The radiance pattern from a laser system is most commonly described with a mathematical formalism referred to as Gaussian modes. These Gaussian modes are in essence one of the most common solutions to the paraxial wave equations that describe the profile of the output beam from a laser cavity. Within the Gaussian modes, the simplest one is the first mode which is fully described by a standard Gaussian equation. This mode, then, is characterised by a peak at the centre, then smoothly decays towards the edges in an asymptotic way. This type of behaviour is an idealised way of describing a laser beam radiance pattern but in many cases of interest comes indeed very close. On the other hand, this sort of pattern is not the best choice in many industrial applications in which a laser can be used. A better suited radiance pattern will be one in which the peak is more extended or uniform and then, after a certain boundary, the radiance falls sharply.
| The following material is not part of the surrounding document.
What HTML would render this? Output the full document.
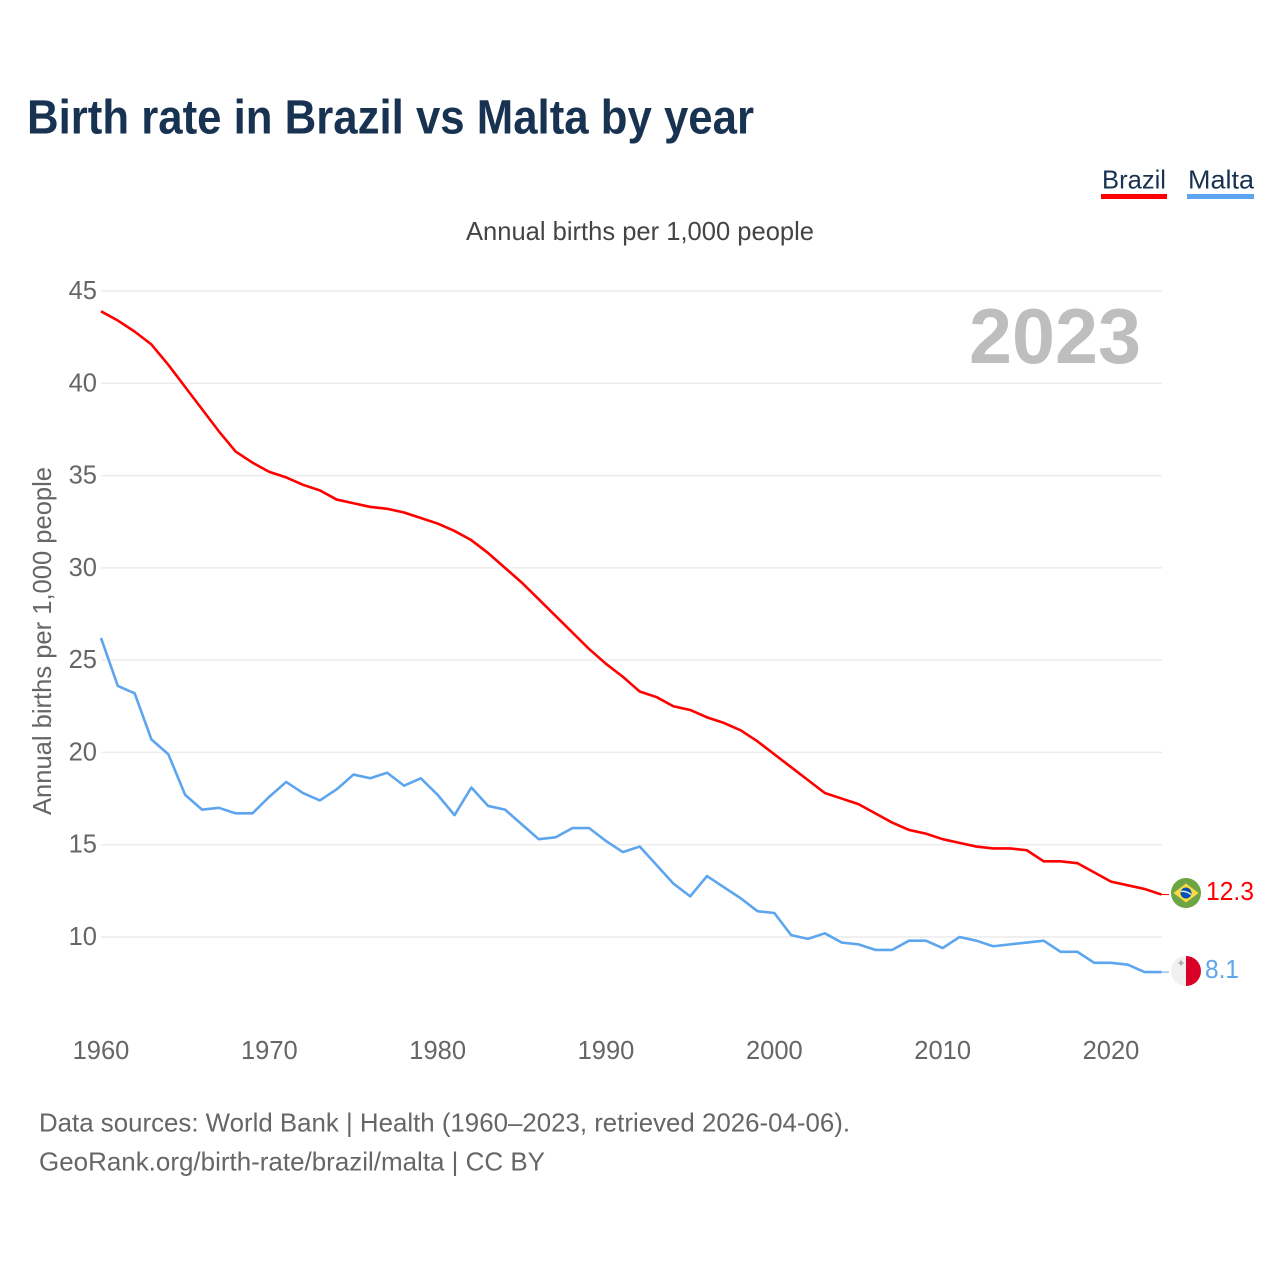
<!DOCTYPE html>
<html lang="en">
<head>
<meta charset="utf-8">
<title>Birth rate in Brazil vs Malta by year</title>
<style>
  html, body { margin: 0; padding: 0; background: #fff; }
  svg { display: block; }
  text { font-family: "Liberation Sans", sans-serif; }
</style>
</head>
<body>
<svg id="chart" xmlns="http://www.w3.org/2000/svg" width="1280" height="1280" viewBox="0 0 1280 1280">
  <rect width="1280" height="1280" fill="#fff"/>
  <text x="27" y="133.5" font-size="48" font-weight="700" fill="#183251" textLength="727" lengthAdjust="spacingAndGlyphs">Birth rate in Brazil vs Malta by year</text>

  <g>
    <text x="1102" y="188.5" font-size="26" fill="#183251" textLength="64" lengthAdjust="spacingAndGlyphs">Brazil</text>
    <rect x="1101" y="194" width="66" height="5" fill="#ff0000"/>
  </g>
  <g>
    <text x="1188" y="188.5" font-size="26" fill="#183251" textLength="66" lengthAdjust="spacingAndGlyphs">Malta</text>
    <rect x="1187" y="194" width="67" height="5" fill="#5da5ee"/>
  </g>

  <text x="466" y="240" font-size="26" fill="#444" textLength="348" lengthAdjust="spacingAndGlyphs">Annual births per 1,000 people</text>
  <text transform="translate(51,815) rotate(-90)" x="0" y="0" font-size="26" fill="#666" textLength="348" lengthAdjust="spacingAndGlyphs">Annual births per 1,000 people</text>

  <g id="grid"></g>
  <g id="yticks"></g>
  <g id="xticks"></g>

  <text x="969" y="363" font-size="78" font-weight="700" fill="#bebebe" textLength="172" lengthAdjust="spacingAndGlyphs">2023</text>

  <g id="series"></g>

  <g>
    <circle cx="1186" cy="893" r="15" fill="#6da544"/>
    <polygon points="1186,883.5 1198.5,893 1186,902.5 1173.5,893" fill="#ffda44"/>
    <circle cx="1186" cy="893" r="5.5" fill="#0052b4"/>
    <path d="M1180.8 891.5 Q1186 890.5 1191 894.5" stroke="#f0f0f0" stroke-width="1.3" fill="none"/>
  </g>
  <g>
    <circle cx="1186" cy="971" r="15" fill="#f0f0f0"/>
    <path d="M1186 956 A15 15 0 0 1 1186 986 Z" fill="#d80027"/>
    <path d="M1181 960.5 v5 M1178.5 963 h5" stroke="#acabb1" stroke-width="1.8"/>
  </g>

  <text id="label-brazil" x="1206" y="900" font-size="26" fill="#ff0000" textLength="48" lengthAdjust="spacingAndGlyphs"></text>
  <text id="label-malta" x="1205" y="978" font-size="26" fill="#5da5ee" textLength="34" lengthAdjust="spacingAndGlyphs"></text>

  <text x="39" y="1131.5" font-size="26" fill="#666" textLength="811" lengthAdjust="spacingAndGlyphs">Data sources: World Bank | Health (1960–2023, retrieved 2026-04-06).</text>
  <text x="39" y="1170.5" font-size="26" fill="#666" textLength="506" lengthAdjust="spacingAndGlyphs">GeoRank.org/birth-rate/brazil/malta | CC BY</text>
</svg>
<script>
const years = [1960,1961,1962,1963,1964,1965,1966,1967,1968,1969,1970,1971,1972,1973,1974,1975,1976,1977,1978,1979,1980,1981,1982,1983,1984,1985,1986,1987,1988,1989,1990,1991,1992,1993,1994,1995,1996,1997,1998,1999,2000,2001,2002,2003,2004,2005,2006,2007,2008,2009,2010,2011,2012,2013,2014,2015,2016,2017,2018,2019,2020,2021,2022,2023];
const brazilValues = [43.9,43.4,42.8,42.1,41.0,39.8,38.6,37.4,36.3,35.7,35.2,34.9,34.5,34.2,33.7,33.5,33.3,33.2,33.0,32.7,32.4,32.0,31.5,30.8,30.0,29.2,28.3,27.4,26.5,25.6,24.8,24.1,23.3,23.0,22.5,22.3,21.9,21.6,21.2,20.6,19.9,19.2,18.5,17.8,17.5,17.2,16.7,16.2,15.8,15.6,15.3,15.1,14.9,14.8,14.8,14.7,14.1,14.1,14.0,13.5,13.0,12.8,12.6,12.3];
const maltaValues = [26.2,23.6,23.2,20.7,19.9,17.7,16.9,17.0,16.7,16.7,17.6,18.4,17.8,17.4,18.0,18.8,18.6,18.9,18.2,18.6,17.7,16.6,18.1,17.1,16.9,16.1,15.3,15.4,15.9,15.9,15.2,14.6,14.9,13.9,12.9,12.2,13.3,12.7,12.1,11.4,11.3,10.1,9.9,10.2,9.7,9.6,9.3,9.3,9.8,9.8,9.4,10.0,9.8,9.5,9.6,9.7,9.8,9.2,9.2,8.6,8.6,8.5,8.1,8.1];
const yTickValues = [10,15,20,25,30,35,40,45];
const xTickValues = [1960,1970,1980,1990,2000,2010,2020];

const NS = 'http://www.w3.org/2000/svg';
function xScale(year) { return 101 + (year - 1960) * (1161.5 - 101) / 63; }
function yScale(value) { return 937 - (value - 10) * (937 - 291) / 35; }
function make(tag, parent) {
  const el = document.createElementNS(NS, tag);
  parent.appendChild(el);
  return el;
}

const grid = document.getElementById('grid');
const yticks = document.getElementById('yticks');
const xticks = document.getElementById('xticks');
const series = document.getElementById('series');

yTickValues.forEach(function (v) {
  const line = make('line', grid);
  
  
  line.setAttribute('x1', 101);
  line.setAttribute('x2', 1162);
  line.setAttribute('y1', yScale(v));
  line.setAttribute('y2', yScale(v));
  line.setAttribute('stroke', '#ececec');
  line.setAttribute('stroke-width', 1.5);

  const label = make('text', yticks);
  
  
  label.setAttribute('x', 97);
  label.setAttribute('y', yScale(v) + 8);
  label.setAttribute('text-anchor', 'end');
  label.setAttribute('font-size', 25.5);
  label.setAttribute('fill', '#666');
  label.textContent = v;
});

xTickValues.forEach(function (y) {
  const label = make('text', xticks);
  
  
  label.setAttribute('x', xScale(y));
  label.setAttribute('y', 1059);
  label.setAttribute('text-anchor', 'middle');
  label.setAttribute('font-size', 25.5);
  label.setAttribute('fill', '#666');
  label.textContent = y;
});

function pathFor(values) {
  return values.map(function (v, i) {
    return (i ? 'L' : 'M') + xScale(years[i]).toFixed(2) + ' ' + yScale(v).toFixed(2);
  }).join(' ');
}

const maltaLine = make('path', series);


maltaLine.setAttribute('d', pathFor(maltaValues));
maltaLine.setAttribute('fill', 'none');
maltaLine.setAttribute('stroke', '#5da5ee');
maltaLine.setAttribute('stroke-width', 2.6);
maltaLine.setAttribute('stroke-linejoin', 'round');

const brazilLine = make('path', series);


brazilLine.setAttribute('d', pathFor(brazilValues));
brazilLine.setAttribute('fill', 'none');
brazilLine.setAttribute('stroke', '#ff0000');
brazilLine.setAttribute('stroke-width', 2.6);
brazilLine.setAttribute('stroke-linejoin', 'round');

const lastBrazil = brazilValues[brazilValues.length - 1];
const lastMalta = maltaValues[maltaValues.length - 1];

const brazilLeader = make('line', series);


brazilLeader.setAttribute('x1', 1161.5);
brazilLeader.setAttribute('x2', 1169);
brazilLeader.setAttribute('y1', yScale(lastBrazil));
brazilLeader.setAttribute('y2', yScale(lastBrazil));
brazilLeader.setAttribute('stroke', '#ff0000');
brazilLeader.setAttribute('stroke-width', 1);

const maltaLeader = make('line', series);


maltaLeader.setAttribute('x1', 1161.5);
maltaLeader.setAttribute('x2', 1169);
maltaLeader.setAttribute('y1', yScale(lastMalta));
maltaLeader.setAttribute('y2', yScale(lastMalta));
maltaLeader.setAttribute('stroke', '#5da5ee');
maltaLeader.setAttribute('stroke-width', 1);

document.getElementById('label-brazil').textContent = lastBrazil.toFixed(1);
document.getElementById('label-malta').textContent = lastMalta.toFixed(1);
</script>
</body>
</html>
This sort of beam radiance pattern is referred to as a Flat Top or Top Hat beam.
The action of changing an input gaussian profile laser beam into an output flat top beam is referred to as Gaussian to Flat Top laser beam profile shaping. There is more than one way to convert a Gaussian beam into a beam with the characteristics described above. One possible way to perform this beam profile shaping is to use a micro lens array that is used as a homogeniser, but this results in scrambling and strong speckle noise in the shape. A better way is by using a diffractive laser beam profile shaper which is a type of diffractive optical element that is the equivalent of a continuous free-form surface. The transforming operation is performed continuously, without scrambling the phase, resulting in a Flat Top beam with very sharp edges and good internal uniformity, without any speckles. The actual beam radiance profile can be of any geometrical shape and can even consist of less common shapes, like rings or parallel lines.
Gaussian laser beam profile shaping operations are a powerful tool that can assist any industrial process in which a laser is involved. By applying a beam transformation like the one described above, a laser beam can be such that most of the beam’s energy is confined to the desired treated area, whilst minimising the amount of light wasted outside that area. A Gaussian beam, in contrast, will always have some finite amount of light outside the treated area due to the asymptotic behaviour shown at the edges of the beam.